Pandangan Benar adalah pemahaman tentang hukum sebab-akibat moral, atau Karma. Ini adalah pemahaman bahwa tindakan bajik (kusal) akan membawa hasil yang menyenangkan dan membahagiakan, sedangkan tindakan tidak bajik (akusala) akan membawa hasil yang tidak menyenangkan dan menyakitkan. Ini bukan tentang hukuman atau ganjaran dari kekuatan eksternal, melainkan tentang cara kerja alam yang impersonal. Memahami ini memberi kita rasa tanggung jawab yang mendalam atas hidup kita. Kita sadar bahwa kebahagiaan kita ada di tangan kita sendiri. Pandangan Benar ini menjadi kompas yang memandu setiap pilihan kita, mendorong kita untuk selalu memilih jalan kusal, karena kita tahu itu adalah jalan menuju kesejahteraan sejati bagi diri sendiri dan semua makhluk.
Mungkin terlihat bahwa sepuluh jalan ini lebih banyak berbicara tentang "menghindari" atau "menahan diri". Namun, ini hanyalah langkah pertama. Praktik kusal yang sejati adalah proses yang aktif dan dinamis. Ini bukan tentang menjadi pasif, melainkan tentang secara sadar menggantikan kebiasaan mental yang negatif dengan yang positif.
Setiap kali kita berhasil menahan diri dari ucapan kasar, itu adalah sebuah kemenangan. Tetapi langkah selanjutnya adalah secara aktif mengucapkan kata-kata yang baik. Setiap kali kita menahan dorongan untuk bergosip, itu adalah kemajuan. Langkah selanjutnya adalah secara sadar memuji kebaikan orang lain. Setiap kali kita mengenali pikiran serakah, itu adalah momen kesadaran. Langkah selanjutnya adalah melakukan tindakan kemurahan hati, sekecil apa pun.
Praktik ini membutuhkan perhatian penuh (sati) atau mindfulness. Kita perlu sadar akan apa yang terjadi dalam pikiran, ucapan, dan tindakan kita dari waktu ke waktu. Tanpa kesadaran ini, kita akan terus berjalan dengan autopilot, dikendalikan oleh kebiasaan-kebiasaan lama. Dengan perhatian penuh, kita menciptakan jeda antara stimulus dan respons. Dalam jeda inilah terletak kebebasan kita untuk memilih—memilih jalan kusal daripada akusala.

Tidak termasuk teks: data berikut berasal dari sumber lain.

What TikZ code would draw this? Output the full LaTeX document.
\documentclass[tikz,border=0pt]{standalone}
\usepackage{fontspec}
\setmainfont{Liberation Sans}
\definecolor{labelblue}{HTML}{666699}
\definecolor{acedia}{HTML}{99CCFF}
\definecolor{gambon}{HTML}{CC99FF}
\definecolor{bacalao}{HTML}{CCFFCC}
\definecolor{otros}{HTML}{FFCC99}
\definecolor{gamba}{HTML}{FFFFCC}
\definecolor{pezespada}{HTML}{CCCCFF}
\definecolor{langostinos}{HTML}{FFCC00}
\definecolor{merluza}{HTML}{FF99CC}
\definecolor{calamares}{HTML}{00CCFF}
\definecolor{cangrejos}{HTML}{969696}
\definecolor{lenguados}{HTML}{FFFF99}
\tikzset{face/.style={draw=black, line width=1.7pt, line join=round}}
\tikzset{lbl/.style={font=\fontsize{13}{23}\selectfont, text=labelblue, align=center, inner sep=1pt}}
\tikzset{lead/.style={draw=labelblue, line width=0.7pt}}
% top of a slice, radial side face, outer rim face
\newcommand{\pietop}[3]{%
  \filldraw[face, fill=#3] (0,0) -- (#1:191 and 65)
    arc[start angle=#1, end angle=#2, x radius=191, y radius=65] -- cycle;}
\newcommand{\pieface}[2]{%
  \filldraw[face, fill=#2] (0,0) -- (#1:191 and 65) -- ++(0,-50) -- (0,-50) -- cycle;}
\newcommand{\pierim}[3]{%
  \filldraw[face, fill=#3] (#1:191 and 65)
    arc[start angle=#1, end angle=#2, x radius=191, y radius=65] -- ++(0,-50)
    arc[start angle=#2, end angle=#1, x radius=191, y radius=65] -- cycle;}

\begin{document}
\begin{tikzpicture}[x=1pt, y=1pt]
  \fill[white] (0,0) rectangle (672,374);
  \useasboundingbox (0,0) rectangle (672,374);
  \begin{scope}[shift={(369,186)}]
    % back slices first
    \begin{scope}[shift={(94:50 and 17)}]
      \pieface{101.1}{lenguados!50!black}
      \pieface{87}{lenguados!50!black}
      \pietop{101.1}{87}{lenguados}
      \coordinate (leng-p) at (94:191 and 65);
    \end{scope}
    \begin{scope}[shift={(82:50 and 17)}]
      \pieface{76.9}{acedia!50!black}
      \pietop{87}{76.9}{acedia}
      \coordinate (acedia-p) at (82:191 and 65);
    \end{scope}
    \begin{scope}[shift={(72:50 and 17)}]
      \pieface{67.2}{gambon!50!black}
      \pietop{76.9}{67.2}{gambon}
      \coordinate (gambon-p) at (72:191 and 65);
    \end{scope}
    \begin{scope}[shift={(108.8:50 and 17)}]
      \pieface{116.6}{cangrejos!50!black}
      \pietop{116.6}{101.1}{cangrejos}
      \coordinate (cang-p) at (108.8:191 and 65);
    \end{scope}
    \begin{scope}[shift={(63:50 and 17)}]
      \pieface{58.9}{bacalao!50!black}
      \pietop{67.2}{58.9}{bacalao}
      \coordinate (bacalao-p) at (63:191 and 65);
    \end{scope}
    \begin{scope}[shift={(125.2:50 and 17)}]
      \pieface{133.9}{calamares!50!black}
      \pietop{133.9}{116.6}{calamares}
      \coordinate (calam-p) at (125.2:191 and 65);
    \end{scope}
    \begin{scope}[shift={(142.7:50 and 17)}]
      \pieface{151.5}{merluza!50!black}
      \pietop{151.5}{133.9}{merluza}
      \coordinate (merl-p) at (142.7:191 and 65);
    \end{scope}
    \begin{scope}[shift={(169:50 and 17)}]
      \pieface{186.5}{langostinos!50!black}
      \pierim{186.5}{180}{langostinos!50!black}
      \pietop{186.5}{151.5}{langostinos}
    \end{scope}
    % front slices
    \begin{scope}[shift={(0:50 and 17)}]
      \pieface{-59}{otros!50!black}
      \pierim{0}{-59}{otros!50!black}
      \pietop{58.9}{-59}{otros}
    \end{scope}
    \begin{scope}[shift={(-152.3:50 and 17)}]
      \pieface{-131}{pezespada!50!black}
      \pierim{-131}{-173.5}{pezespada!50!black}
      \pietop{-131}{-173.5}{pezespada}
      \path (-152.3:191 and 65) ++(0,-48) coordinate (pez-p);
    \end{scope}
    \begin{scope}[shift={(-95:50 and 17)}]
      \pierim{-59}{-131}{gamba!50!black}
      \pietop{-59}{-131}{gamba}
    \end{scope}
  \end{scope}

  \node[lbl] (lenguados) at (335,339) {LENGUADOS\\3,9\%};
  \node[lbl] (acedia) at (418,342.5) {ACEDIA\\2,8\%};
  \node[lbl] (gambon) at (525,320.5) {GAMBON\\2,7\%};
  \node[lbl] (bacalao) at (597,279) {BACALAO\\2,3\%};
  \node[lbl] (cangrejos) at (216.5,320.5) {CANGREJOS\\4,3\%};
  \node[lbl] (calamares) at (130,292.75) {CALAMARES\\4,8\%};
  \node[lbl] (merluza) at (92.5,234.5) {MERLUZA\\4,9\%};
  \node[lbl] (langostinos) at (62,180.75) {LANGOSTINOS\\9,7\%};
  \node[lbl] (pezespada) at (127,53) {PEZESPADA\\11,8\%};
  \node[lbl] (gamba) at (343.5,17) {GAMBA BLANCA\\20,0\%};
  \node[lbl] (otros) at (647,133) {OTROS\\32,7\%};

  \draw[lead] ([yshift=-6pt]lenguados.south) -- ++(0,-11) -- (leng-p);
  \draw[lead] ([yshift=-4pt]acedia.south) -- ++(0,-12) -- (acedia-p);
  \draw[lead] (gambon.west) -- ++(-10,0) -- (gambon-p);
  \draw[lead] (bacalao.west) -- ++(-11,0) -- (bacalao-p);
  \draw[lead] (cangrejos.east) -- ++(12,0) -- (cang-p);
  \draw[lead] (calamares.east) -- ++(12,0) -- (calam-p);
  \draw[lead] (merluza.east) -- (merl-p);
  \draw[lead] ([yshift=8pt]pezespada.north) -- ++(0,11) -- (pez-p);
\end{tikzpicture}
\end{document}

Mengapa kita harus bersusah payah menapaki jalan kebajikan ini? Apa hasilnya? Buah dari tindakan kusal sangatlah manis dan berlapis-lapis. Pertama, ada hasil yang langsung dapat dirasakan dalam kehidupan ini. Ketika kita bertindak dengan cinta kasih dan kejujuran, kita akan merasakan kedamaian batin. Beban rasa bersalah, penyesalan, dan kecemasan akan berkurang secara signifikan. Hubungan kita dengan orang lain akan membaik; kita akan lebih dipercaya, dihormati, dan dicintai.
Pikiran yang terbiasa dengan kusal akan menjadi lebih jernih, tenang, dan fokus. Ini menciptakan kondisi yang ideal untuk perkembangan kebijaksanaan yang lebih dalam. Kita menjadi lebih tangguh dalam menghadapi kesulitan hidup, karena kita memiliki sumber kekuatan batin yang tidak bergantung pada kondisi eksternal.

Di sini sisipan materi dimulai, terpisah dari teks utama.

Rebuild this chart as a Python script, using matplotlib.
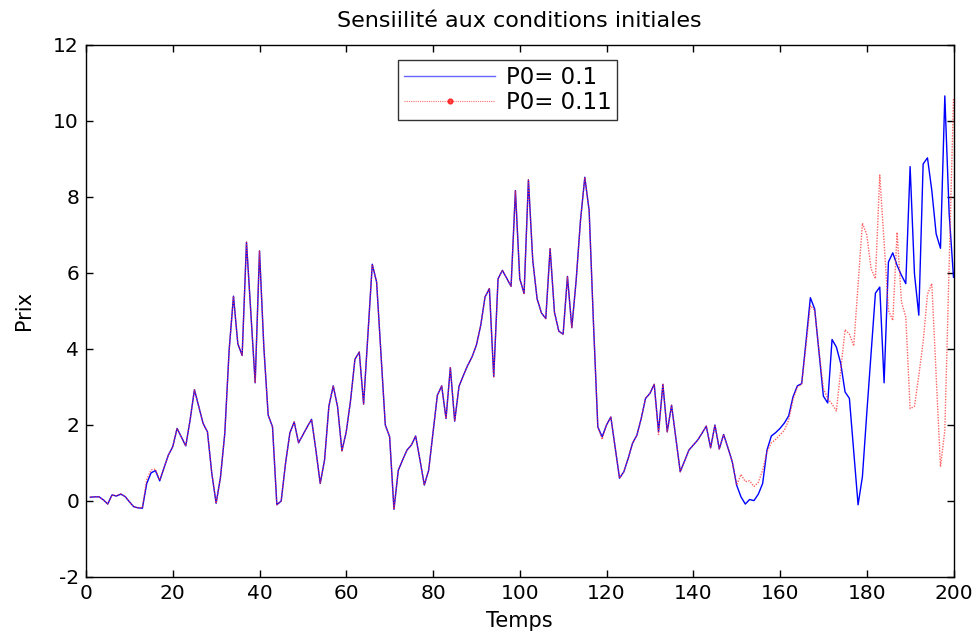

Dalam kerangka hukum Karma, tindakan kusal juga diyakini akan menghasilkan buah di masa depan, baik dalam kehidupan ini maupun kehidupan selanjutnya. Kebaikan yang kita tanam akan kembali kepada kita dalam bentuk pengalaman-pengalaman yang menyenangkan, pertemuan dengan orang-orang baik, dan kondisi hidup yang mendukung perkembangan spiritual kita lebih lanjut.
Namun, tujuan tertinggi dari praktik kusal bukanlah untuk mengumpulkan "poin karma" atau untuk mendapatkan kelahiran kembali yang menyenangkan. Tujuan utamanya adalah pemurnian batin yang total. Tindakan kusal, terutama yang disertai dengan Pandangan Benar (kebijaksanaan), secara bertahap akan mengikis akar-akar penderitaan—keserakahan, kebencian, dan kebodohan batin. Pada akhirnya, jalan ini membawa kita menuju kebebasan sejati, sebuah keadaan damai yang tak tergoyahkan dan melampaui segala kondisi duniawi.
Pada intinya, kusal adalah tentang menjadi terampil dalam seni menjalani hidup. Seperti seorang pengrajin yang terampil mengubah sepotong kayu kasar menjadi karya seni yang indah, kita pun dapat mengubah pikiran dan hidup kita yang mungkin kasar dan tidak terarah menjadi sesuatu yang indah, damai, dan bermanfaat. Ini bukan tentang menjadi sempurna, karena kita semua akan membuat kesalahan di sepanjang jalan. Ini adalah tentang niat yang tulus untuk terus belajar, berlatih, dan tumbuh.
Jalan kusal adalah jalan yang universal, tidak terikat pada satu keyakinan atau budaya tertentu. Ia berbicara kepada kemanusiaan kita bersama. Ia adalah undangan untuk melihat ke dalam diri, untuk mengenali potensi luar biasa untuk kebaikan yang ada dalam setiap dari kita, dan untuk secara sadar memilih untuk mengembangkannya, satu pikiran, satu kata, dan satu tindakan pada satu waktu. Dengan setiap langkah di jalan ini, kita tidak hanya menciptakan kebahagiaan bagi diri kita sendiri, tetapi juga menjadi sumber cahaya dan kedamaian bagi dunia di sekitar kita.